Hardy, currently a dentist in Alabama, was practicing in Utah and nurturing ambitions to be an actor in summer 1989 when the Troll 2 (then titled Goblins) company came to town, and he won the role of father to the film’s young hero (played by Stephenson). Hardy is the documentary’s central “character,” a folksy, immediately likable guy for whom the movie was just an odd memory for a while, one that would only come up when someone he knew caught it on late-night TV. Then calls started coming in from New York’s Upright Citizens Brigade and other fans who had tracked down Hardy and others in the ensemble and wanted them to attend special screenings. Hardy’s guileless reactions to his newfound celebrity are a treat to watch, as he never ceases to be amazed by or appreciative of the ovations and autograph requests he gets from fans of what was once listed on the IMDb as the worst movie of all time.

In between footage of the assorted events to which an increasing number of the Troll 2 team became involved, climaxing with the Alamo Drafthouse’s “Nilbog Invasion” of the shooting location in Morgan, UT, Stephenson puts himself, his co-stars (right down to a few of the little people who donned the crude monster outfits) and the filmmakers before the camera to reflect on their participation in Troll 2 and its fallout. There are a number of fun anecdotes about the former, but even more interesting is how they dealt with the latter. Robert Ormsby, who plays “Grandpa Seth,” takes it as a point of pride that he’s in a recognized cinematic catastrophe, while Connie Young, whose performance (under the name Connie McFarland) as the teen daughter has been singled out particularly harshly on message boards, considered it an embarrassment and an impediment to her burgeoning acting career, and took it off her résumé. But even she seems to have no qualms about discussing it here, and the happiness of everyone involved to take part in the “celebration” of Troll 2 is contagious.

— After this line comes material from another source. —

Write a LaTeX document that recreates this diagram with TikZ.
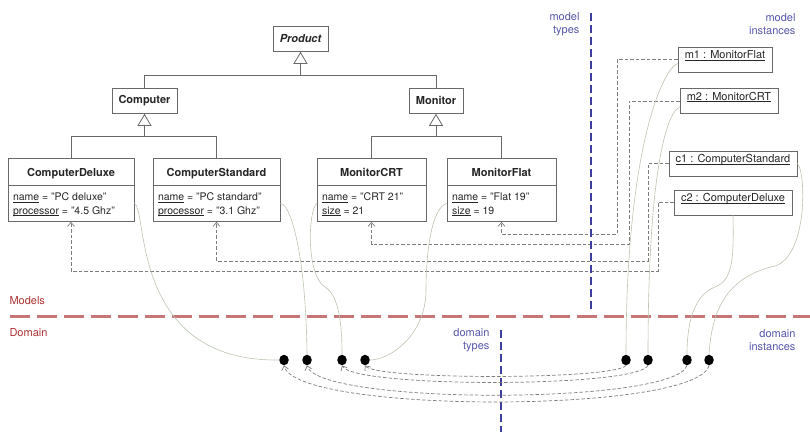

Well…make that almost everyone. Stephenson takes us along with himself and Hardy to try to convince Margo Prey (who portrays the mom) to attend the Nilbog Invasion, only to find a clearly troubled woman taking care of an elderly mother (whose reaction when the trio restage a key Troll 2 scene is priceless). There are other moments that bring things down to Earth scattered throughout Best Worst Movie, as when Hardy and co-star Darren Ewing are largely ignored at a memorabilia show in Britain and a U.S. horror convention, or when Ormsby, who has no family, muses that he has “frittered his life away” despite his many stage credits. Yet even when presenting the more sobering side of its subjects, Best Worst Movie never condescends, and maintains an upbeat spirit reflecting that of Hardy himself.

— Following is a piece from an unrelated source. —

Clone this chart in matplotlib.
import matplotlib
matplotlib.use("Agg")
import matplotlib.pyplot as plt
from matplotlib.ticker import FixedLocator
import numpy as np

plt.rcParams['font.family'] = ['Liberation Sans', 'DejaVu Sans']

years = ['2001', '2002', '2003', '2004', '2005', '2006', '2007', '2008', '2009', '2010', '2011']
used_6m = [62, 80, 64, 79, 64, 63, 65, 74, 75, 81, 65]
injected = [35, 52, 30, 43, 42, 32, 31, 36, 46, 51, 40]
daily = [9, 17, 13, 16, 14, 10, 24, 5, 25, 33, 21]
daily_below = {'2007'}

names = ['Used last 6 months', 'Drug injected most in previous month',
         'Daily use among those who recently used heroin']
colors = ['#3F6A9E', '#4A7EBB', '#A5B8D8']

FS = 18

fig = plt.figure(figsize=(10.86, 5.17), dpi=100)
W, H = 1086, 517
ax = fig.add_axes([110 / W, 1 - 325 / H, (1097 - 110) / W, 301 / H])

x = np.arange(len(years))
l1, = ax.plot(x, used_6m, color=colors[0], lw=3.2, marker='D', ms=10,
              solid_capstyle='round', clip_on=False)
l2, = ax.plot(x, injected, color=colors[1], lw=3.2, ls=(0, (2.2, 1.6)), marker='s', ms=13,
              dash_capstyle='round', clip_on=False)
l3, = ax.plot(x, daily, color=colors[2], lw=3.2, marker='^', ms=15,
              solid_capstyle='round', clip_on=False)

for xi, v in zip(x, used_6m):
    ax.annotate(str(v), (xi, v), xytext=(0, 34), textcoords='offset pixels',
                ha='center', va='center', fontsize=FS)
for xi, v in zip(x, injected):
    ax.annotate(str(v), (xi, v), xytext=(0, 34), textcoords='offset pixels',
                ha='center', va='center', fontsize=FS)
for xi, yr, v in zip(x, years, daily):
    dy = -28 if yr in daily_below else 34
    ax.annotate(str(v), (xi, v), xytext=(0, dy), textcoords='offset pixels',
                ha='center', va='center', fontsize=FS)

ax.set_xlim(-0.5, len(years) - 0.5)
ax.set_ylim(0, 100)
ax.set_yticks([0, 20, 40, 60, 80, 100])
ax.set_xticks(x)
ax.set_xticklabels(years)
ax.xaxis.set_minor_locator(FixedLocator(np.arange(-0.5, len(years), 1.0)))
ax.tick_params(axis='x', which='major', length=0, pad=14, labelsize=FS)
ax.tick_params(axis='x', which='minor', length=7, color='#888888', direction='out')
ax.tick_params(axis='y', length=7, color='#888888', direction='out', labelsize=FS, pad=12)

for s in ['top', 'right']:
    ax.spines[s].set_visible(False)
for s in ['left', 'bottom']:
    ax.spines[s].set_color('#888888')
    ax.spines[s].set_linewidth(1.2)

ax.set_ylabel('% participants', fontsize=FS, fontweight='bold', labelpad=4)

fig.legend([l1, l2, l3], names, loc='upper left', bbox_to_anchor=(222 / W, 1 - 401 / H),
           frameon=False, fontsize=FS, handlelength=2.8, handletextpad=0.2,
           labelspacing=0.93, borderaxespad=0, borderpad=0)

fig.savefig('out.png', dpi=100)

Surprisingly, or perhaps not so, a little rain on the parade is dropped by Fragasso himself, who takes part in several of the Troll 2 showcases, only to sourly insist on continuing to take his movie seriously and refer to the actors as “dogs.” That’s not enough to deflate the overall high level of enthusiasm radiating from the screen, however, and the closing where-are-they-now summary reveals that Fragasso knows an opportunity to cash in on “appreciation” of his work when he sees it, and is currently preparing Troll 2: Part 2. Among the cast, only a few are still acting, but many have found success in other areas (one is now a best-selling author!), and there’s something endearing about the fact that all these disparate people with widely variant lives have one fascinatingly dreadful film in common.

So…what separates a typically bad movie from a Best Worst Movie? Time, of course, can help an initially dismissed flick find new and more enthusiastic viewers, but there’s something more at work with Troll 2. As a few of the interviewees observe, all involved truly believed they were making a scary horror film at the time, and that conviction is one of its charms; even its most absurd, it never winks at the camera. There’s an unrestrained zeal to explore truly odd territory that sets Troll 2 apart from commoditized, generic mainstream film fare, and the difference is encapsulated in a blink-and-you’ll-miss-it moment late in Best Worst Movie. With his newfound celebrity having caught up with him in Alabama, Hardy decides to host a charity screening of Troll 2 in a local theater, and as Stephenson’s camera heads inside, it briefly reveals that the other choice of cinematic entertainment on offer is Daddy Day Camp.